Other guys are asking questions like ‘what do you think about this?’ or ‘what would you do in this situation?’
No (there’s no wining and dining). The coaches took me to dinner afterward if you want to call that wining and dining. The interview was about two hours.
After he hired me, he met with me four hours a day every day teaching me the defense. That’s where I got to know this defense all over again.
It was all through the last part of May. The coaches were all out recruiting so he and I were the only two in the building.
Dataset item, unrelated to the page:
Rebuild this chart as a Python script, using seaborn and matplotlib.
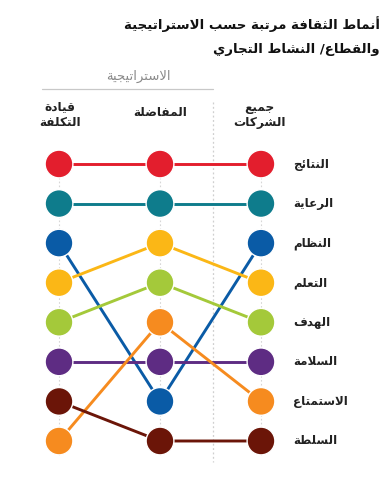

Mrs. Terry is like the mom to everybody. After I met with Nick, I had to go meet with Mrs. Terry. They dropped me off at the house, and me and Mrs. Terry got in the go-karts. We went to the lake and we talked. It was awesome. I had known Mrs. Terry since LSU so it was nice just calming down and seeing her again because she’s a lovely lady.
Brent Key, offensive line (guards and centers):
“It’s a great opportunity each day.”
In this profession, nothing is ever really on your radar. It’s more about being worried about each day and preparing each day for the job you have. Instead of looking forward in the future of what’s going to happen, you have to do the best at the job you have.
But it was obviously a good moment to know that I was going to have a chance to move my family to Tuscaloosa and have a chance to work at a place like this. It’s a really neat thing and it’s a great opportunity each day.
On Mrs. Terry’s role: Oh my gosh. She does an amazing job of just allowing the wives to be comfortable. She keeps them involved because the days are long and the season is long. She does a great job of doing things within the program and keeping them involved in the program. It’s a really, really, really huge blessing to have someone like Mrs. Terry that can really spearhead that part of the organization.